日本の皆さんは不思議に思うかもしれませんが、これは中国の二次元愛好者にしかわからない「ツボ」ともいえる部分なのではないかと思います。ご存知のように、日本のアニメが大好きという人は中国に沢山存在しています。彼らはこれまでネット上で日本語音声に中国語字幕がつけられたアニメをたくさん見てきたことから、すでに耳が日本語に馴染んでいるわけです。更に、陰陽師は日本で作られた漫画や映像作品も存在することで先行イメージがあり、何より日本を舞台にしたゲームであることから、日本語の音声を載せることでその独特の雰囲気を作ることにも一役かっています。そしてもう一点、これらのアニメファンの中には、日本の声優のファンがかなりいるという点も考慮されています。大勢のファンにとって、その声優さんの声を聴けるだけでもゲームをダウンロードする意味があるというわけです。
マーケティングの角度から考えると、この企画者が何をどう考えて企画して、プロデューサーがこのようなリスキーな企画にどうしてゴーサインを出したかというのも興味深い点ですが、このチャレンジはとても成功し、今では数多くのファンがプレイしていますから、開発チームの達成感は非常に強いことでしょう。もちろん、ネットイース社も鼻の高いことでしょう。

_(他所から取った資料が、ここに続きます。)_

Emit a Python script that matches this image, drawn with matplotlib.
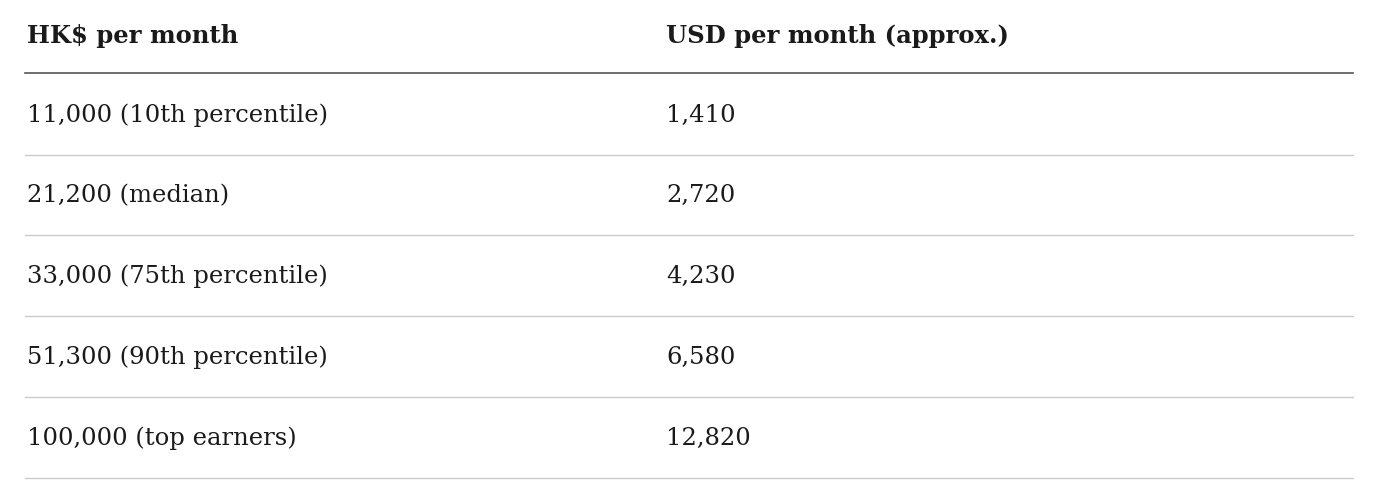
import matplotlib
matplotlib.use("Agg")
import matplotlib.pyplot as plt
from matplotlib.lines import Line2D

headers = ["HK$ per month", "USD per month (approx.)"]
hkd_labels = ["11,000 (10th percentile)", "21,200 (median)", "33,000 (75th percentile)",
              "51,300 (90th percentile)", "100,000 (top earners)"]
usd_values = ["1,410", "2,720", "4,230", "6,580", "12,820"]

W, H = 1380, 496
fig = plt.figure(figsize=(W/100, H/100), dpi=100)
fig.patch.set_facecolor("white")
fam = ["DejaVu Serif"]

def fx(px): return px / W
def fy(py): return 1 - py / H

col_x = [27, 666]
fs = 17.5
for x, h in zip(col_x, headers):
    fig.text(fx(x), fy(36), h, fontsize=fs, fontweight="bold", family=fam,
             va="center", ha="left", color="#1a1a1a")
fig.add_artist(Line2D([fx(25), fx(1353)], [fy(73), fy(73)], color="#555555", lw=1.2))

row_h = 80.8
for i, (a, b) in enumerate(zip(hkd_labels, usd_values)):
    yc = 115 + i * row_h
    fig.text(fx(col_x[0]), fy(yc), a, fontsize=fs, family=fam, va="center", ha="left", color="#1a1a1a")
    fig.text(fx(col_x[1]), fy(yc), b, fontsize=fs, family=fam, va="center", ha="left", color="#1a1a1a")
    yl = 154.5 + i * row_h
    fig.add_artist(Line2D([fx(25), fx(1353)], [fy(yl), fy(yl)], color="#cccccc", lw=1))

fig.savefig("out.png", dpi=100, facecolor="white")
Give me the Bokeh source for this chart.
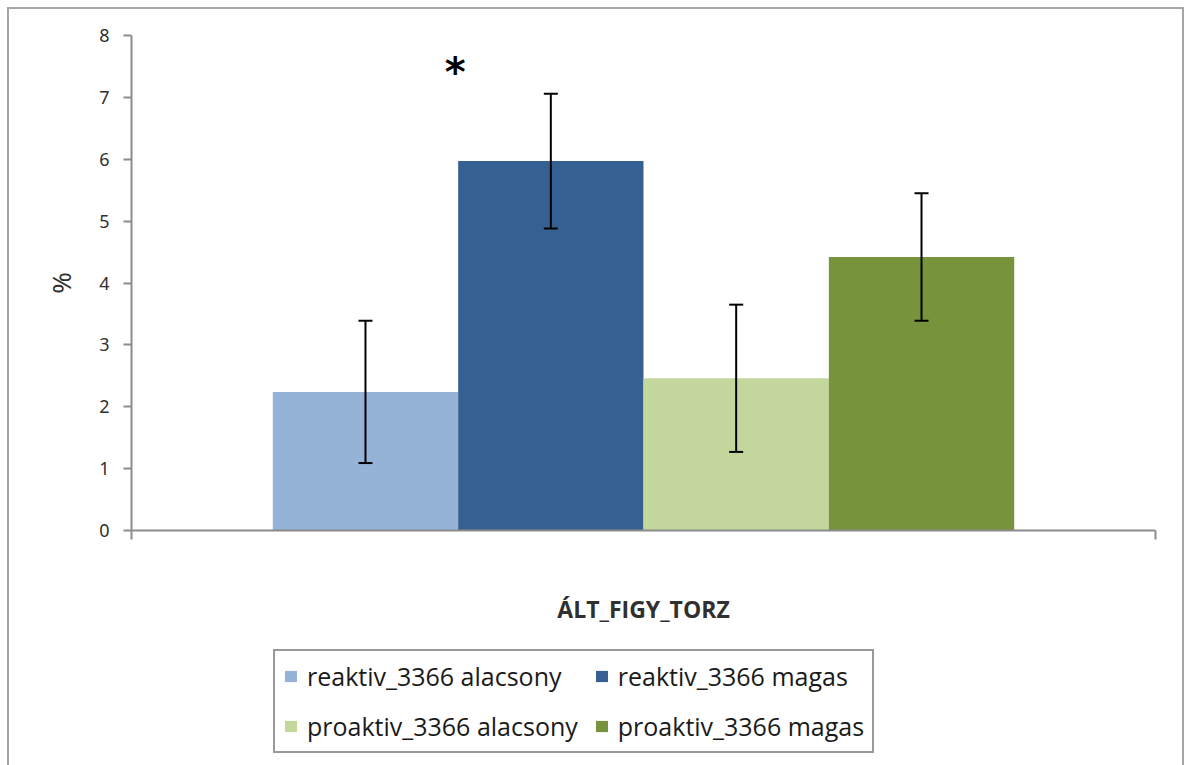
from bokeh.plotting import figure
from bokeh.layouts import column
from bokeh.models import (Range1d, LinearAxis, FixedTicker, Whisker, TeeHead,
                          ColumnDataSource, Legend, LegendItem)
from bokeh.core.properties import value
from bokeh.embed import file_html
from bokeh.resources import INLINE

category = "ÁLT_FIGY_TORZ"
series = ["reaktiv_3366 alacsony", "reaktiv_3366 magas",
          "proaktiv_3366 alacsony", "proaktiv_3366 magas"]
means = [2.24, 5.97, 2.46, 4.42]
errors = [1.15, 1.09, 1.19, 1.03]
colors = ["#95b3d7", "#376092", "#c3d69b", "#77933c"]
y_ticks = [0, 1, 2, 3, 4, 5, 6, 7, 8]
star_value = 7.5

bar_w = 0.181
offsets = [(i - 1.5) * bar_w for i in range(4)]
xs = [0.5 + o for o in offsets]

W = 1173
p = figure(width=W, height=621, output_backend="svg", toolbar_location=None,
           x_range=Range1d(0, 1), y_range=Range1d(0, 8),
           min_border_left=122, min_border_right=27, min_border_top=26,
           min_border_bottom=100, x_axis_type=None, y_axis_type=None)
p.grid.visible = False
p.outline_line_color = None

src = ColumnDataSource(dict(x=xs, top=means, color=colors, name=series,
                            upper=[m + e for m, e in zip(means, errors)],
                            lower=[m - e for m, e in zip(means, errors)]))

for i in range(4):
    p.vbar(x=xs[i], top=means[i], width=bar_w, bottom=0,
           fill_color=colors[i], line_color=None)

w = Whisker(source=src, base="x", upper="upper", lower="lower",
            line_color="black", line_width=2, level="overlay",
            upper_head=TeeHead(size=14, line_color="black", line_width=2),
            lower_head=TeeHead(size=14, line_color="black", line_width=2))
p.add_layout(w)

p.text(x=[0.5 - bar_w - 0.003], y=[star_value], text=["*"],
       text_font=value("DejaVu Sans"), text_font_size="40px",
       text_font_style="bold", text_align="center", text_baseline="middle",
       text_color="black", y_offset=6)

yax = LinearAxis(ticker=FixedTicker(ticks=y_ticks), axis_label="%",
                 axis_line_color="#8c8c8c", axis_line_width=2,
                 major_tick_line_color="#8c8c8c", major_tick_line_width=2,
                 major_tick_out=8, major_tick_in=0, minor_tick_line_color=None,
                 major_label_text_font="Noto Sans",
                 major_label_text_font_size="18px",
                 major_label_text_color="#303030", major_label_standoff=14,
                 axis_label_text_font="Noto Sans", axis_label_text_font_size="26px",
                 axis_label_text_font_style="normal", axis_label_text_color="#303030",
                 axis_label_standoff=17)
p.add_layout(yax, "left")

xax = LinearAxis(ticker=FixedTicker(ticks=[0, 1]), axis_label=category,
                 axis_line_color="#8c8c8c", axis_line_width=2,
                 major_tick_line_color="#8c8c8c", major_tick_line_width=2,
                 major_tick_out=9, major_tick_in=0, minor_tick_line_color=None,
                 major_label_text_font_size="0px", major_label_text_alpha=0,
                 axis_label_text_font="Open Sans", axis_label_text_font_size="23px",
                 axis_label_text_font_style="bold", axis_label_text_color="#303030",
                 axis_label_standoff=53)
p.add_layout(xax, "below")

# legend panel
q = figure(width=W, height=135, output_backend="svg", toolbar_location=None,
           x_range=Range1d(0, 1), y_range=Range1d(0, 1),
           min_border_left=122, min_border_right=27, min_border_top=0,
           min_border_bottom=0, x_axis_type=None, y_axis_type=None)
q.grid.visible = False
q.outline_line_color = None
# zero-height proxies: only their legend swatches are seen
legend_renderers = [q.vbar(x=[0.5], top=[0], width=bar_w, bottom=0,
                           fill_color=colors[i], line_color=None)
                    for i in range(4)]
order = [0, 2, 1, 3]
items = [LegendItem(label=series[i], renderers=[legend_renderers[i]]) for i in order]
legend = Legend(items=items, ncols=2, location=(142, 12),
                border_line_color="#333333", border_line_width=2,
                label_text_font="Open Sans", label_text_font_size="25px",
                label_text_color="#1a1a1a",
                glyph_width=15, glyph_height=14, label_standoff=9,
                label_height=29, spacing=16, padding=8, margin=0,
                background_fill_alpha=1)
q.add_layout(legend, "center")

layout = column(p, q, spacing=0)
layout.styles = {"border-left": "2px solid #a6a6a6", "border-right": "2px solid #a6a6a6",
                 "border-top": "2px solid #a6a6a6",
                 "margin-left": "7px", "margin-top": "7px"}

open("out.html", "w").write(file_html(layout, INLINE))
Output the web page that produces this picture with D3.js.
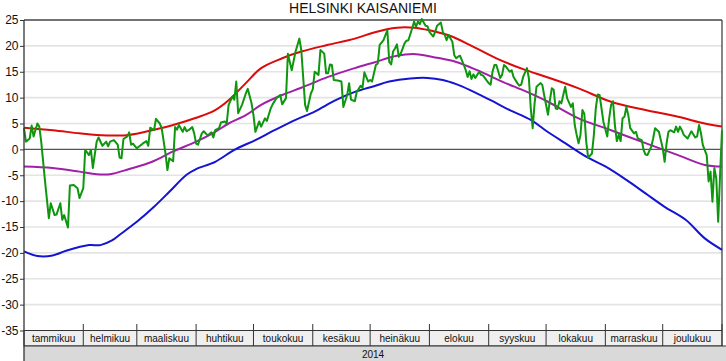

さて、こうしたゲームに溺れることはもちろんあまりよろしくないのですが、中国の社会では、特に若者の間でゲームが一種のコミュニケーションツールにもなっています。少し昔の世代では家族が集まると麻雀をやる人が多くいましたが、今ではゲームを一緒にプレイする家族が増えています。日本にも家族そろって居間でゲームに興ずる光景が見られるように、非常に微笑ましい限りの光景です。スポーツでも、ゲームでも、メッセンジャーアプリでも、そして場合によっては仕事探しのアプリでさえも、今では世代を超えたコミュニケーションツールになっています。その意味では、こうしたゲームのアプリも人と人をつなぐプラットフォームとして、その存在に新たな意味あいが見出されつつあるのかも知れません。